→ Task details:
Omit all images, then return the remaining material exactly as it stands.

→ Data lines:
========================================
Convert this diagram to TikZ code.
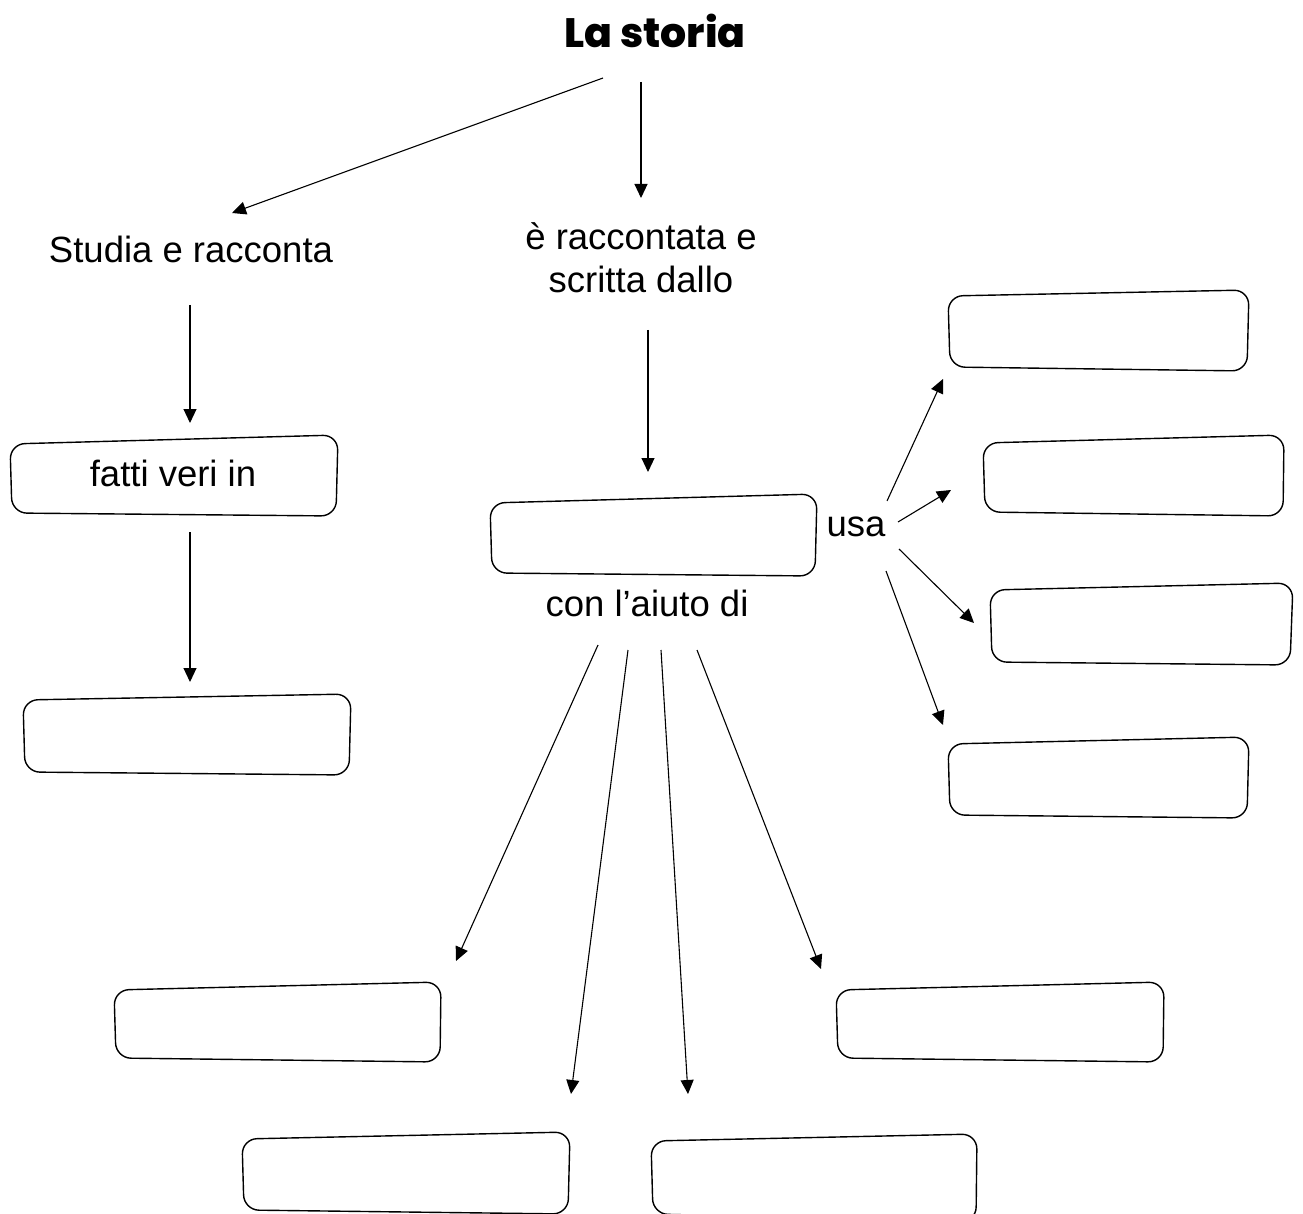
\documentclass[tikz,border=0pt]{standalone}
\usepackage{fontspec}
\setmainfont{Liberation Sans}
\newfontfamily\titlefont{Poppins}[UprightFont=* ExtraBold, BoldFont=* ExtraBold]
\usetikzlibrary{arrows.meta}
\tikzset{
  arr/.style={line width=1.1pt,-{Triangle[length=14pt,width=13pt]}},
  boxline/.style={line width=1.4pt,rounded corners=15pt},
  lbl/.style={font=\fontsize{36.5}{43}\selectfont,align=center,inner sep=0pt},
}
\newcommand\conceptbox[5]{%
  \draw[boxline] #2 -- #3 -- #4 -- #5 -- cycle;
  \path #2 -- #4 coordinate[pos=0.5] (#1);
}
\begin{document}
\begin{tikzpicture}[x=1pt,y=-1pt]
\useasboundingbox (0,0) rectangle (1303,1214);
% title and labels
\node[font=\titlefont\fontsize{41}{48}\selectfont,inner sep=0pt] (title) at (655,31) {La storia};
\node[lbl] (studia) at (191,249) {Studia e racconta};
\node[lbl] (racc) at (641,258) {è raccontata e\\scritta dallo};
\node[lbl] (usa) at (856,527) {usa};
\node[lbl] (aiuto) at (647,603) {con l’aiuto di};
% boxes
\conceptbox{fatti}{(10,444)}{(338,435)}{(336,516)}{(12,513)}
\node[lbl] (fattitxt) at (173,473) {fatti veri in};
\conceptbox{leftb}{(23,700)}{(351,694)}{(349,775)}{(25,772)}
\conceptbox{center}{(490,503)}{(817,494)}{(815,576)}{(492,573)}
\conceptbox{r1}{(948,296)}{(1249,290)}{(1247,371)}{(950,367)}
\conceptbox{r2}{(983,443)}{(1284,435)}{(1283,516)}{(985,512)}
\conceptbox{r3}{(990,590)}{(1293,583)}{(1290,665)}{(992,662)}
\conceptbox{r4}{(948,744)}{(1249,737)}{(1247,818)}{(950,815)}
\conceptbox{bl}{(114,990)}{(441,982)}{(440,1062)}{(116,1058)}
\conceptbox{br}{(836,990)}{(1164,982)}{(1163,1062)}{(838,1058)}
\conceptbox{b1}{(242,1139)}{(570,1132)}{(568,1214)}{(244,1210)}
\conceptbox{b2}{(651,1141)}{(977,1134)}{(976,1222)}{(653,1214)}
% arrow end points
\coordinate (t1s) at (603,78);   \coordinate (t1e) at (232,213);
\coordinate (t2s) at (641,82);   \coordinate (t2e) at (641,198);
\coordinate (s1s) at (190,305);  \coordinate (s1e) at (190,423);
\coordinate (f1s) at (190,532);  \coordinate (f1e) at (190,682);
\coordinate (c1s) at (648,330);  \coordinate (c1e) at (648,472);
\coordinate (u1s) at (887,501);  \coordinate (u1e) at (943,379);
\coordinate (u2s) at (898,522);  \coordinate (u2e) at (951,490);
\coordinate (u3s) at (899,549);  \coordinate (u3e) at (974,623);
\coordinate (u4s) at (886,571);  \coordinate (u4e) at (943,725);
\coordinate (a1s) at (598,645);  \coordinate (a1e) at (456,961);
\coordinate (a2s) at (628,650);  \coordinate (a2e) at (571,1094);
\coordinate (a3s) at (661,650);  \coordinate (a3e) at (688,1094);
\coordinate (a4s) at (697,650);  \coordinate (a4e) at (821,969);
% arrows
\draw[arr] (t1s) -- (t1e);
\draw[arr] (t2s) -- (t2e);
\draw[arr] (s1s) -- (s1e);
\draw[arr] (f1s) -- (f1e);
\draw[arr] (c1s) -- (c1e);
\draw[arr] (u1s) -- (u1e);
\draw[arr] (u2s) -- (u2e);
\draw[arr] (u3s) -- (u3e);
\draw[arr] (u4s) -- (u4e);
\draw[arr] (a1s) -- (a1e);
\draw[arr] (a2s) -- (a2e);
\draw[arr] (a3s) -- (a3e);
\draw[arr] (a4s) -- (a4e);
\end{tikzpicture}
\end{document}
========================================
→ Solved exercise:
Convert this diagram to TikZ code.
\documentclass[tikz,border=0pt]{standalone}
\usepackage{fontspec}
\setmainfont{Liberation Sans}
\newfontfamily\titlefont{Poppins}[UprightFont=* ExtraBold, BoldFont=* ExtraBold]
\usetikzlibrary{arrows.meta}
\tikzset{
  arr/.style={line width=1.1pt,-{Triangle[length=14pt,width=13pt]}},
  boxline/.style={line width=1.4pt,rounded corners=15pt},
  lbl/.style={font=\fontsize{36.5}{43}\selectfont,align=center,inner sep=0pt},
}
\newcommand\conceptbox[5]{%
  \draw[boxline] #2 -- #3 -- #4 -- #5 -- cycle;
  \path #2 -- #4 coordinate[pos=0.5] (#1);
}
\begin{document}
\begin{tikzpicture}[x=1pt,y=-1pt]
\useasboundingbox (0,0) rectangle (1303,1214);
% title and labels
\node[font=\titlefont\fontsize{41}{48}\selectfont,inner sep=0pt] (title) at (655,31) {La storia};
\node[lbl] (studia) at (191,249) {Studia e racconta};
\node[lbl] (racc) at (641,258) {è raccontata e\\scritta dallo};
\node[lbl] (usa) at (856,527) {usa};
\node[lbl] (aiuto) at (647,603) {con l’aiuto di};
% boxes
\conceptbox{fatti}{(10,444)}{(338,435)}{(336,516)}{(12,513)}
\node[lbl] (fattitxt) at (173,473) {fatti veri in};
\conceptbox{leftb}{(23,700)}{(351,694)}{(349,775)}{(25,772)}
\conceptbox{center}{(490,503)}{(817,494)}{(815,576)}{(492,573)}
\conceptbox{r1}{(948,296)}{(1249,290)}{(1247,371)}{(950,367)}
\conceptbox{r2}{(983,443)}{(1284,435)}{(1283,516)}{(985,512)}
\conceptbox{r3}{(990,590)}{(1293,583)}{(1290,665)}{(992,662)}
\conceptbox{r4}{(948,744)}{(1249,737)}{(1247,818)}{(950,815)}
\conceptbox{bl}{(114,990)}{(441,982)}{(440,1062)}{(116,1058)}
\conceptbox{br}{(836,990)}{(1164,982)}{(1163,1062)}{(838,1058)}
\conceptbox{b1}{(242,1139)}{(570,1132)}{(568,1214)}{(244,1210)}
\conceptbox{b2}{(651,1141)}{(977,1134)}{(976,1222)}{(653,1214)}
% arrow end points
\coordinate (t1s) at (603,78);   \coordinate (t1e) at (232,213);
\coordinate (t2s) at (641,82);   \coordinate (t2e) at (641,198);
\coordinate (s1s) at (190,305);  \coordinate (s1e) at (190,423);
\coordinate (f1s) at (190,532);  \coordinate (f1e) at (190,682);
\coordinate (c1s) at (648,330);  \coordinate (c1e) at (648,472);
\coordinate (u1s) at (887,501);  \coordinate (u1e) at (943,379);
\coordinate (u2s) at (898,522);  \coordinate (u2e) at (951,490);
\coordinate (u3s) at (899,549);  \coordinate (u3e) at (974,623);
\coordinate (u4s) at (886,571);  \coordinate (u4e) at (943,725);
\coordinate (a1s) at (598,645);  \coordinate (a1e) at (456,961);
\coordinate (a2s) at (628,650);  \coordinate (a2e) at (571,1094);
\coordinate (a3s) at (661,650);  \coordinate (a3e) at (688,1094);
\coordinate (a4s) at (697,650);  \coordinate (a4e) at (821,969);
% arrows
\draw[arr] (t1s) -- (t1e);
\draw[arr] (t2s) -- (t2e);
\draw[arr] (s1s) -- (s1e);
\draw[arr] (f1s) -- (f1e);
\draw[arr] (c1s) -- (c1e);
\draw[arr] (u1s) -- (u1e);
\draw[arr] (u2s) -- (u2e);
\draw[arr] (u3s) -- (u3e);
\draw[arr] (u4s) -- (u4e);
\draw[arr] (a1s) -- (a1e);
\draw[arr] (a2s) -- (a2e);
\draw[arr] (a3s) -- (a3e);
\draw[arr] (a4s) -- (a4e);
\end{tikzpicture}
\end{document}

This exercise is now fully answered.